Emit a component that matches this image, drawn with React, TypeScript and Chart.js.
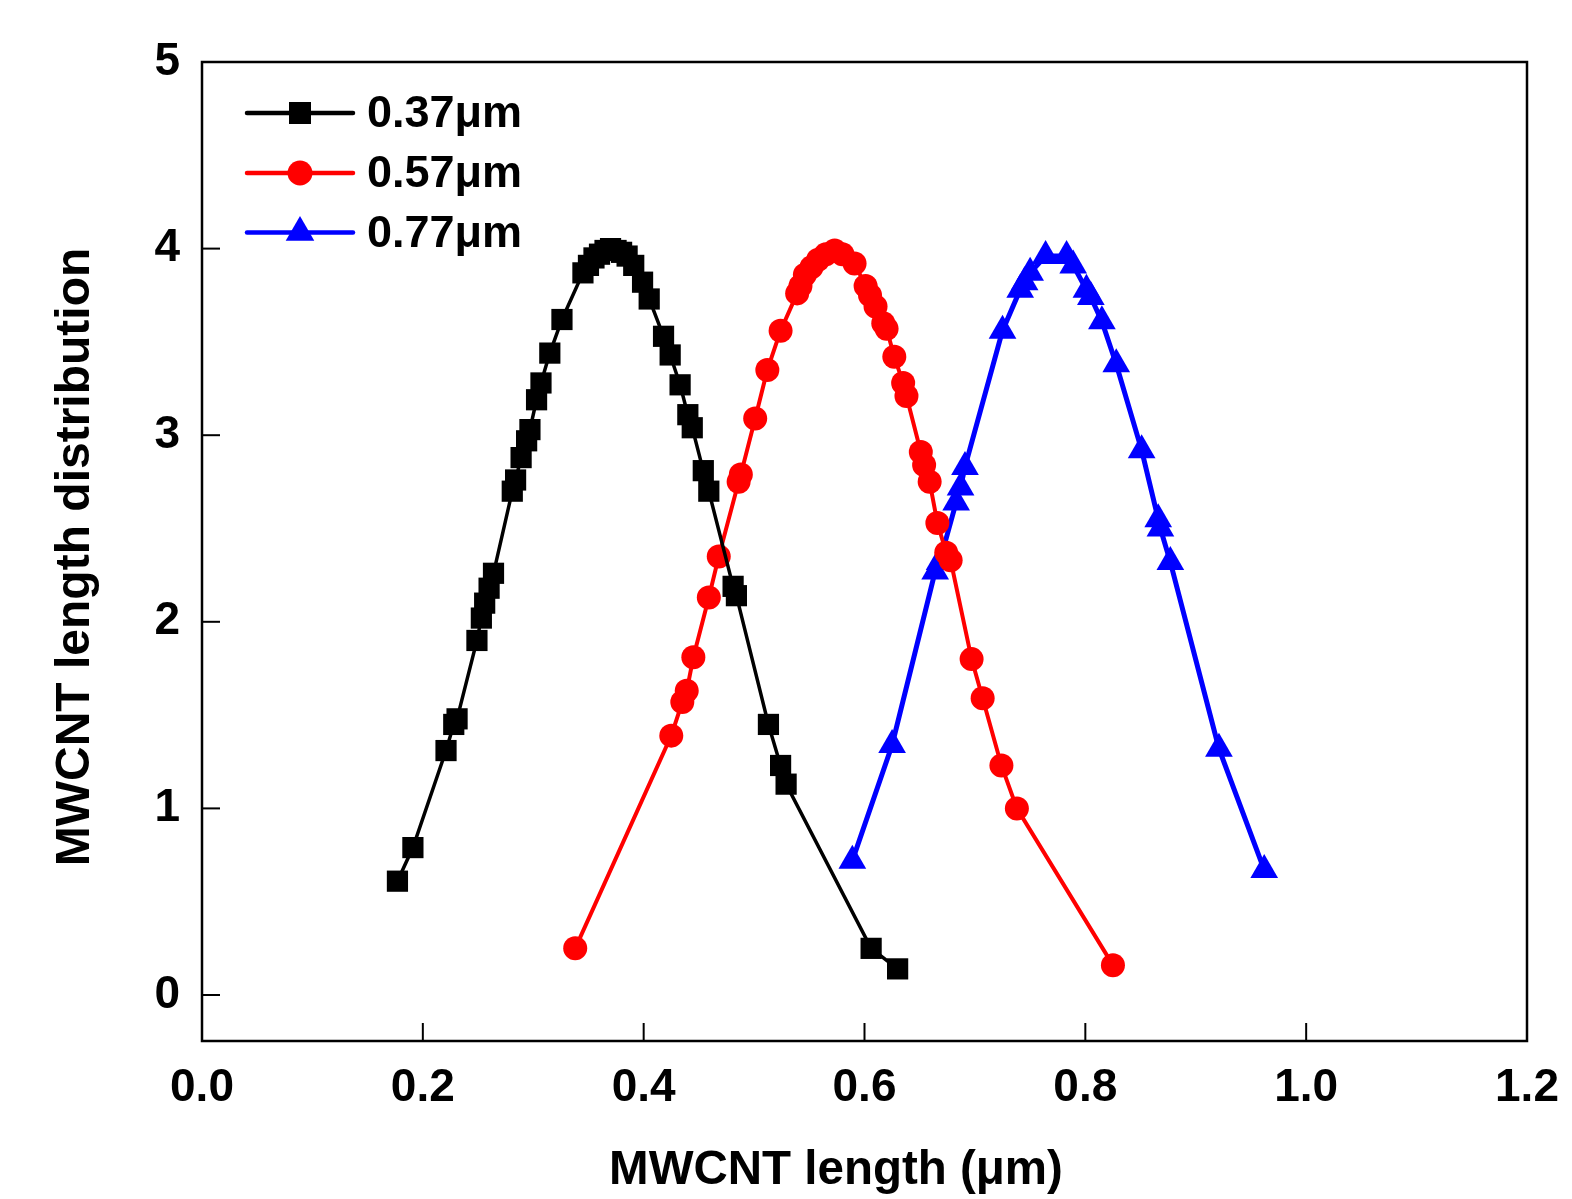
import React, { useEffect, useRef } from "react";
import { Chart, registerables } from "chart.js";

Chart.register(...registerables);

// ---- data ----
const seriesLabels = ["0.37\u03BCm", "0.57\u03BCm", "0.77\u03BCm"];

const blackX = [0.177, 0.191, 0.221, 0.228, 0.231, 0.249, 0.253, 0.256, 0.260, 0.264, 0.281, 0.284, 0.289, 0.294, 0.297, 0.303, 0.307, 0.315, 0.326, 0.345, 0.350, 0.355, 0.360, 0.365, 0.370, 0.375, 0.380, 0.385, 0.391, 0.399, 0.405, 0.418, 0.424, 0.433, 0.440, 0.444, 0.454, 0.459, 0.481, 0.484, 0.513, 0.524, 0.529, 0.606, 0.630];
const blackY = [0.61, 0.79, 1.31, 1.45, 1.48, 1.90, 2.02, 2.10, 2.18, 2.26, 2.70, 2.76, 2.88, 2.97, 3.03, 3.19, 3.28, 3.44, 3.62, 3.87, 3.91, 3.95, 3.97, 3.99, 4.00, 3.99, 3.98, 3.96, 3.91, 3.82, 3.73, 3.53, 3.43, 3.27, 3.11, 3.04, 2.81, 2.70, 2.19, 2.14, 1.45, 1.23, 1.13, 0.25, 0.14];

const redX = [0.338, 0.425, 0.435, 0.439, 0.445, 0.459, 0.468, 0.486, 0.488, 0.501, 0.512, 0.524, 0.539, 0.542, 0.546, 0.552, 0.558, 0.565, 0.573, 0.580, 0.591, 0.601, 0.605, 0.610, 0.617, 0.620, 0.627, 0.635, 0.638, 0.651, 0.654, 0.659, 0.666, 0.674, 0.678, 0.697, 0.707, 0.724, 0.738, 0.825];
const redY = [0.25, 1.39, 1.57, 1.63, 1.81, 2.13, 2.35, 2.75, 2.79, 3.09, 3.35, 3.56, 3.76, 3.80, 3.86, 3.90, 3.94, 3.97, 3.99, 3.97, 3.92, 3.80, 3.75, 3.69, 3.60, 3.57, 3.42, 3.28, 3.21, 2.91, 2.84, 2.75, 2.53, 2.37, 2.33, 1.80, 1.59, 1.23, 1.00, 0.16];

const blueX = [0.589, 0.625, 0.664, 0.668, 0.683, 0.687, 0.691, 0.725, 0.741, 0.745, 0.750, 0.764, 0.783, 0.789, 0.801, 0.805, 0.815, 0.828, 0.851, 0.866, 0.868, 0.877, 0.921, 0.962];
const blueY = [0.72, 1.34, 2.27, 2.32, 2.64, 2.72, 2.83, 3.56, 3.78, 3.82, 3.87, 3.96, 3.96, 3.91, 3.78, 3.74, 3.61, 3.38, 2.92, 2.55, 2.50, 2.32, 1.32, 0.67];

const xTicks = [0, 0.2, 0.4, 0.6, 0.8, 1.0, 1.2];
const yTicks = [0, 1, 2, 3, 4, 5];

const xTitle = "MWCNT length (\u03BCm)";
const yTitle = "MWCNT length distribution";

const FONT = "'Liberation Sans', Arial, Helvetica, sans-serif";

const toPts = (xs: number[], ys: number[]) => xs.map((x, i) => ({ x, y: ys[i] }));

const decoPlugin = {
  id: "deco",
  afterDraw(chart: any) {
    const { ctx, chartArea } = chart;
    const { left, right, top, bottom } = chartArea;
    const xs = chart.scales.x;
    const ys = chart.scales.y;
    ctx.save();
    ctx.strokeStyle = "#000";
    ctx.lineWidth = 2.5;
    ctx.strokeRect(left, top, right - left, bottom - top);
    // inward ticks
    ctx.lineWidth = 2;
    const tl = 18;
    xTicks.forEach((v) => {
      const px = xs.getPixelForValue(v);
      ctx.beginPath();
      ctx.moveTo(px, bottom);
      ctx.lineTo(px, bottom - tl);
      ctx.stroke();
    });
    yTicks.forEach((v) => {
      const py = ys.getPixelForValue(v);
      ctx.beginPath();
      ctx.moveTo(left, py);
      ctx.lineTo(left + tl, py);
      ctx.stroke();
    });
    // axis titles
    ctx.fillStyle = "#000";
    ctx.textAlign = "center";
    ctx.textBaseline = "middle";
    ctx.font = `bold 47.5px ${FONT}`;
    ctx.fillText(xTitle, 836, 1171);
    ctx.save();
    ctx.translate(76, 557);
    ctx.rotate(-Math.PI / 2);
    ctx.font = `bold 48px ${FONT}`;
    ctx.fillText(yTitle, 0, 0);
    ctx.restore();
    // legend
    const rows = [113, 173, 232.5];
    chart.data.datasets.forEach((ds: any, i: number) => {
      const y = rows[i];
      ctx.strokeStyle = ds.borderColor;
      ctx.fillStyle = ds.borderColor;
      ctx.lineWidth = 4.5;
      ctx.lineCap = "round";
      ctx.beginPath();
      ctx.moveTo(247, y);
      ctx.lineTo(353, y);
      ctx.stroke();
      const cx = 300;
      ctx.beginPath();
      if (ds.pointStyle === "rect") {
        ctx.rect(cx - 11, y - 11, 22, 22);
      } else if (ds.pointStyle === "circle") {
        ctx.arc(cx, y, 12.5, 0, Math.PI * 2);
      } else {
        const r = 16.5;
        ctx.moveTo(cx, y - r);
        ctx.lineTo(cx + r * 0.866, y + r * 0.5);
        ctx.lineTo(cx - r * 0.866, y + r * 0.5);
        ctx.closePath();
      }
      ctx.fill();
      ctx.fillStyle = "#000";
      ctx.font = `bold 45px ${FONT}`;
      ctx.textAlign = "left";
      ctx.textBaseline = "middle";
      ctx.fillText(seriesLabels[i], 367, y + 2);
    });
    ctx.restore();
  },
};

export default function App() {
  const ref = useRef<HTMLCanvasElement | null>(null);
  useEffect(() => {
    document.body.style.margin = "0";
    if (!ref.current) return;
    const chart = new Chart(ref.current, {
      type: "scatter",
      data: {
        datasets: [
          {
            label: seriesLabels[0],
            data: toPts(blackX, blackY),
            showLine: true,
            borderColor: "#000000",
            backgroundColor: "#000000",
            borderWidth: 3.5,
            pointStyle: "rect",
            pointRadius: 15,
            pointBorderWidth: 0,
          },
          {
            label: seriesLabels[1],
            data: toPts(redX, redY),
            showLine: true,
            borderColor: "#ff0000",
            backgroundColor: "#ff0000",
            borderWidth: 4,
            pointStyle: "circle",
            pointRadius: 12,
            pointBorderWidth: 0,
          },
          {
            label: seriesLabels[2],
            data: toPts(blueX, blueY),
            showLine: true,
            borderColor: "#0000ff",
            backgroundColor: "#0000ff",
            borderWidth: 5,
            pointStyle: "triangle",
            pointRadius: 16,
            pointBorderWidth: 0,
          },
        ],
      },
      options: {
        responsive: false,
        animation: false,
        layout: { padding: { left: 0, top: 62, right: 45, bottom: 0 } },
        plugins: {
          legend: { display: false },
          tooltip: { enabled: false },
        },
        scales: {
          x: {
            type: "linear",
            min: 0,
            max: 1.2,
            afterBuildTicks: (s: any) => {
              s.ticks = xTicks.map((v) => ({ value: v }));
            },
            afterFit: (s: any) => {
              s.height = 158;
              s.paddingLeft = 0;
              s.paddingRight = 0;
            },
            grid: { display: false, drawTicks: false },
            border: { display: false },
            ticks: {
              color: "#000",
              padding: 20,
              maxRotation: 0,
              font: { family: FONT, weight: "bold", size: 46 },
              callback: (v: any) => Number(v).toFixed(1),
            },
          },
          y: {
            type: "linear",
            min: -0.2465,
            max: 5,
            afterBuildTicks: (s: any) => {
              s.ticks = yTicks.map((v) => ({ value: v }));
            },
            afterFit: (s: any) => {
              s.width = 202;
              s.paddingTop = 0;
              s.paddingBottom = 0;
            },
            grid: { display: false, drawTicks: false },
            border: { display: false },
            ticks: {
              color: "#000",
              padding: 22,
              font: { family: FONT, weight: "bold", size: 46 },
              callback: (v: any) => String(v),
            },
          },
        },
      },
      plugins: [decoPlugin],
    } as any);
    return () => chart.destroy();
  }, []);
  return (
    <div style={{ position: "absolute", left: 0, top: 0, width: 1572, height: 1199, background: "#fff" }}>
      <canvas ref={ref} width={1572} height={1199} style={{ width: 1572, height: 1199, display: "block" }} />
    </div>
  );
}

-----

#### [Objective]
The lines from the top of the data above through the one holding "Chart.register(...registerables);" are to be repeated exactly, and only those, with no pictures.

#### [Result of this exercise]
Emit a component that matches this image, drawn with React, TypeScript and Chart.js.
import React, { useEffect, useRef } from "react";
import { Chart, registerables } from "chart.js";

Chart.register(...registerables);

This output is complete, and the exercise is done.